We keep on talking about "eye level" but what we really should be concerned with is the getting the most of the image to fall on the central (macular) region of the retina and that means we have to consider the orientation of our gaze. I, for one, do not sit erect when I am watching a movie (in the theater or at home) but recline so that my gaze is directed slightly upward. That means my central field of vision is, depending on the recline angle and the eye-to-screen distance, generally much higher than the height of my eyes as measured from the floor. The result is that we (and this is subjective and particular to my house) are most comfortable with the
bottom of the screen at physical eye-level.
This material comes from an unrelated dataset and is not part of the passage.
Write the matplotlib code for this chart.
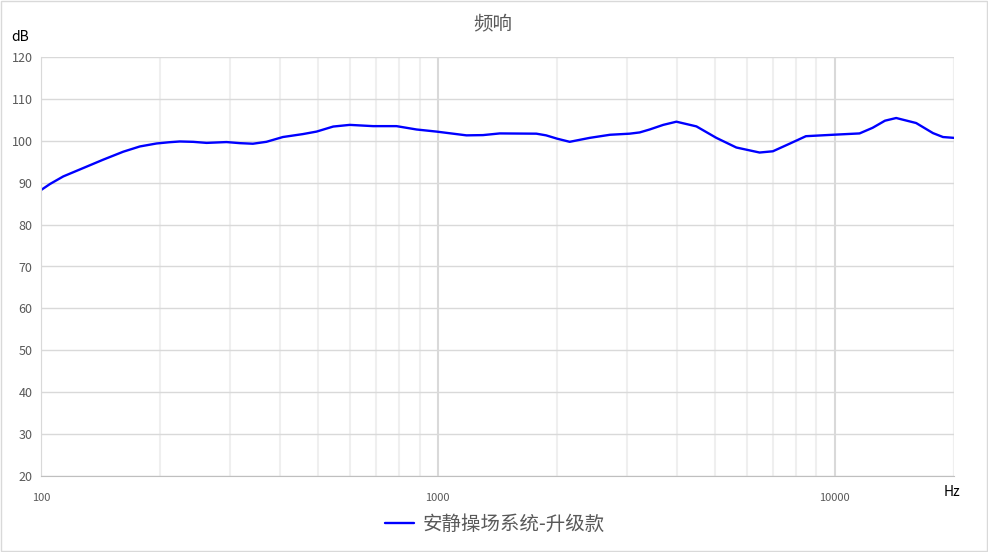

Is there evidence for for your belief?
Hi Kal.
Oh boy, the number of times that graph was posted over at AVSforum as we'd chew over these issues!
You make a very good point.
However, in my post I was making the case for our eyes being centered with respect to the angle of the screen remaining. As I argued, the depth cues for any image are "correct" (as captured by the camera or created for display in VFX) only from that angle - an angle where the viewer is looking centrally at the image, at an angle parallel to the image. Once you start moving off-center to the image - sideways, above, below, you are introducing new geometrical cues (e.g. the elongating of someone's face, throwing off horizon line cues etc) that add distortion and provide further cue "I"m looking at a flat image from an angle, not a 3 dimensional image." Of course even when perfectly centered we have cues it's a two dimensional image (e.g. lack of Stereoscopy etc), but images with strong depth cues can invoke a sense of depth.
I have found that when I am adjusted so that I'm viewing a big image exactly in the center, there is a slight "click in" effect in the perception of depth and immersion. If this is the case, if you are leaning back while viewing but still filling your central macular region of sight, the last tweak would be to angle the display so it's parallel to your angle of vision. (Not that I'm suggesting it, just expressing the concept I'm talking about).
BTW, I discovered something cool about 2D images long ago when watching movies in the theaters. If I covered one eye and kept looking at the movie image, it would become more dimensional (say, over the course of 10 to 30 seconds), almost like slowly putting on 3D glasses! I can't say why for sure, but I infer that this is because the brain will take any cues it can to make sense of the reality you are seeing, so if you take away the stereoscopic cue your brain says "ok, what do I have to use to understand distance and depth here? Ah, look at all those depth, shading, horizan-line cues in front of me, THAT must be far away, this must be closer" and the 2D image starts to look more like the "normal 3D world."
I just used this trick while watching an interview on my iMac 5K computer. I noticed the image of the interviewer/interviewee was particularly sharp and dimensional in quality. It was very "realistic" except that it was a flat image. When I closed one eye the image no longer looked flat.
It became almost exactly like looking through a display at a real person talking in front of me. Uncanny!